It's not every day you get to see something on Broadway that you could recite from end to end. Noel Coward's "Blithe Spirit" was part of my brief, fleeting career in high school drama (fun fact: I understudied regular commenter Elizabeth) and it all came rushing back last weekend when I saw Rupert Everett, Christine Ebersole and Angela Lansbury perform in it on Broadway last weekend. If I was laughing at slightly different moments than the rest of the audience -- well, that's old age for you.
"Blithe Spirit" is a fun play, but I wouldn't put it up there with my favorites. (Not even sure where my scrawled-over copy is at this point, although I'm sure I kept it.) The small collection of plays I own are the ones I read over and over without them losing their resonance. Some sparked my interest when I first read them, like when I was assigned Lorca's "As Five Years Pass"; others, like "Cat on a Hot Tin Roof," I found after seeing a particularly memorable performance. ("Cat" was my go-to book one summer to such an extent that if anyone else picked up my copy it would probably burst into flames.)
If you have a favorite play, how did you find it?
4 days ago
7 comments:
A bit over a year after I was in "A Month in the Country", I picked up a copy (it was actually Will's copy: we were supposed to be working on our Cold War newspaper for Doc Smith, which meant that Will spent an hour fiddling with the margins while I read "A Month in the Country") and thought it was hilarious, even though I certainly hadn't thought so when I was rehearsing it every day. I guess sometimes you just need some perspective.
Similarily, a few weeks ago I saw a performance of "The Cherry Orchard" (which we had rehearsed ad nauseum in ninth grade drama), and while I wouldn't go so far as to say that it was an ingenious play, I did understand it much more than when I had been rehearsing it.
When I was in Chicago, I saw the Court Theatre's production of "The Importance of Being Earnest" and really liked it. They brought back the same cast for a performance of Tom Stoppard's "Travesties" later that season, and a good thing, too: if I hadn't seen "Earnest" with the same cast, I really would have no idea what was going on in "Travesties".
But I think my favorite play is "Cymbeline". I've seen it performed twice, and neither performance lived up to my imagination. I first read it because it was included in the same volume as "The Winter's Tale" that I bought for my third quarter of humanities, and because the Court was at the same time doing a production of "Perseus" and "Cymbeline", and I figured that if I wanted to understand what was going on, I had better read the plays ahead of time. I didn't really understand "Perseus" when I read it, so when the stage production brought the story to life it greatly exceeded my expectations.
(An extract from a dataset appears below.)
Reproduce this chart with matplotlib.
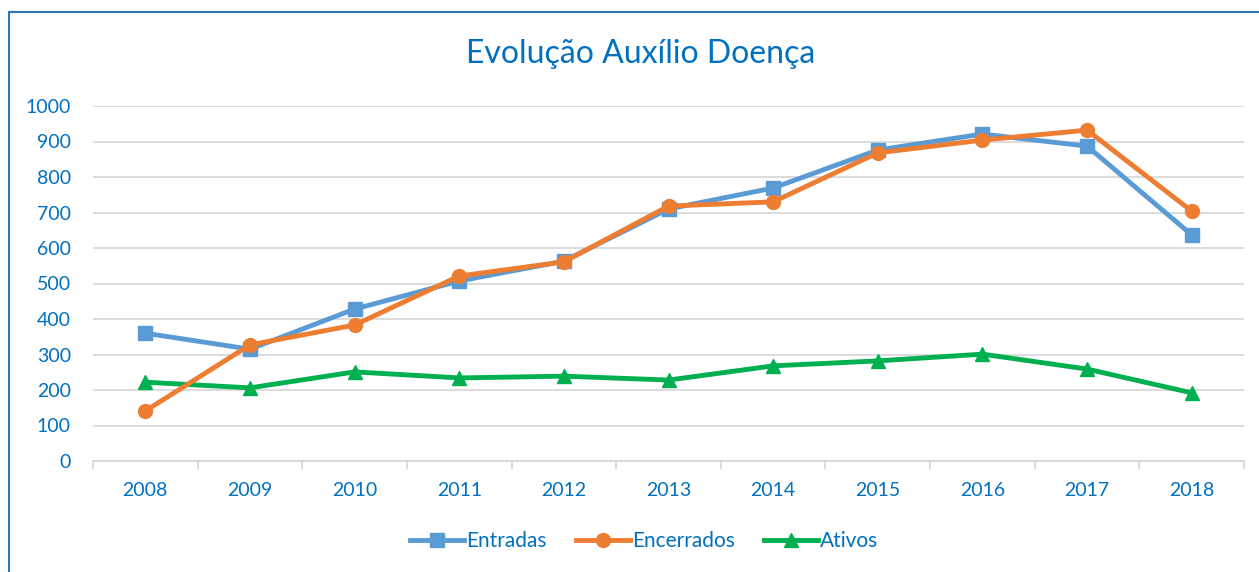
import matplotlib
matplotlib.use("Agg")
import matplotlib.pyplot as plt
from matplotlib.patches import Rectangle

anos = ["2008", "2009", "2010", "2011", "2012", "2013", "2014", "2015", "2016", "2017", "2018"]
entradas = [360, 315, 428, 507, 563, 710, 769, 876, 921, 887, 637]
encerrados = [141, 327, 383, 521, 561, 718, 730, 868, 904, 932, 704]
ativos = [222, 206, 251, 234, 239, 228, 268, 282, 301, 259, 192]

AZUL_TXT = "#0070C0"
CINZA = "#D9D9D9"

plt.rcParams["font.family"] = ["Lato", "DejaVu Sans"]

fig = plt.figure(figsize=(12.59, 5.72), dpi=100)
ax = fig.add_axes([93 / 1259, 1 - 461 / 572, (1244 - 93) / 1259, (461 - 106) / 572])

x = list(range(len(anos)))
ax.plot(x, entradas, color="#5B9BD5", lw=3.5, marker="s", ms=9.5, label="Entradas", zorder=3)
ax.plot(x, encerrados, color="#ED7D31", lw=3.5, marker="o", ms=10, label="Encerrados", zorder=4)
ax.plot(x, ativos, color="#00B050", lw=3.5, marker="^", ms=9.5, label="Ativos", zorder=3)

ax.set_xlim(-0.5, len(anos) - 0.5)
ax.set_ylim(0, 1000)
ax.set_yticks(range(0, 1001, 100))
ax.set_xticks(x)
ax.set_xticklabels(anos)
ax.set_xticks([i - 0.5 for i in range(len(anos) + 1)], minor=True)
ax.grid(axis="y", color=CINZA, lw=1.3)
ax.set_axisbelow(True)
for s in ["top", "right", "left"]:
    ax.spines[s].set_visible(False)
ax.spines["bottom"].set_color(CINZA)
ax.spines["bottom"].set_linewidth(1.3)
ax.tick_params(axis="x", which="major", length=0, pad=15, labelsize=14, labelcolor=AZUL_TXT)
ax.tick_params(axis="x", which="minor", length=6, width=1.3, color=CINZA)
ax.tick_params(axis="y", length=0, pad=16, labelsize=14, labelcolor=AZUL_TXT)

fig.text(641 / 1259, 1 - 54 / 572, "Evolução Auxílio Doença", ha="center", va="center",
         fontsize=23, color=AZUL_TXT)

leg = fig.legend(loc="center", bbox_to_anchor=(644 / 1259, 1 - 541 / 572), ncol=3,
                 frameon=False, fontsize=15, handlelength=2.6, handletextpad=0.1,
                 columnspacing=1.4, labelcolor=AZUL_TXT)

fig.patches.append(Rectangle((9 / 1259, -0.05), 1.1, 1 - 12 / 572 + 0.05, transform=fig.transFigure,
                             fill=False, edgecolor="#2E75B6", lw=1.5))

fig.savefig("out.png", dpi=100)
I guess the opposite happened with "Cymbeline".
I saw a very moving production of "The Cherry Orchard" this year which made me understand what I couldn't when I originally read the play. That, plus an adaptation of "Uncle Vanya" I saw this year, have made me think that Chekhov perhaps isn't meant to be read, but those are the only two I have seen so it's an incomplete study.
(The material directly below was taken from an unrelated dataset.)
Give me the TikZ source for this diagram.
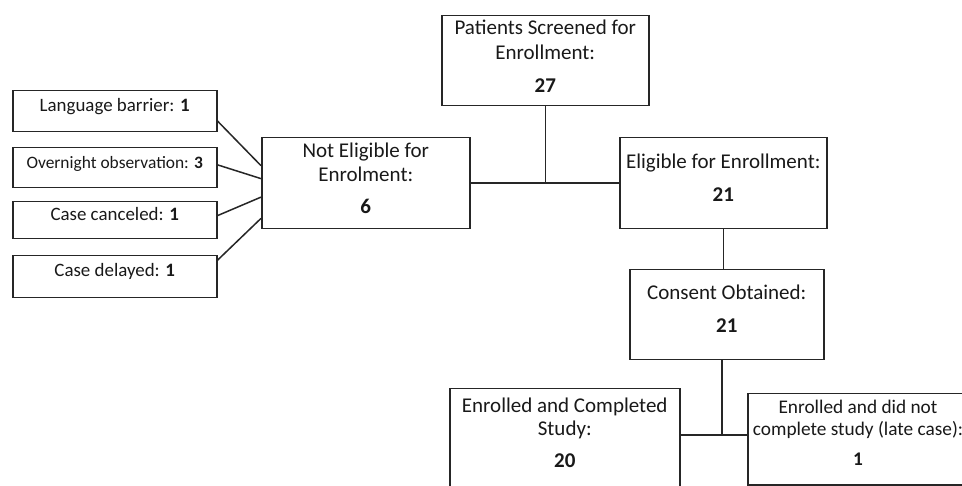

I've never heard of "Travesties" but it sounds incredibly interesting. I've yet to see any Tom Stoppard onstage, which ought to be rectified one of these days. And "Earnest" I really fell in love with because of the 2002 film, but I saw it off-Broadway earlier this year and had a great time.
This may sound a bit quaint in comparison to Broadway productions, but the 4th and 5th graders at my daughter's elementary school put on a truly spectacular performance of "The Emperor's New Clothes" last Fall. The kids worked very hard for about six weeks almost everyday after school and it showed. The school also hired an outside agency to put on the production, so the roles were cast well. I can see some careers in drama forming...Broadway, here we come!
I meant "Pericles", not "Perseus", of course. Oops.
"Travesties" was great fun, but like "Rosencrantz and Guildenstern are Dead", unless you're intimately familiar with the antecedent, it's hard to get the jokes or even the plot.
I've also seen Stoppard's "The Real Thing" performed by Knock 'Em Dead, a now apparently defunct theater group at the University of Chicago composed of medical and college students, and enjoyed it.
"Rosencrantz and Guildenstern Are Dead" is clever but exactly the sort of play that sort of drove me crazy about all things having to do with the english department; the sort of assignmend to which that A Reader's Manifesto was written in response.
I never had to write a paper on "Rosencrantz and Guildenstern," just watch the movie -- which probably made me enjoy it much more than if we had close read it like "Hamlet."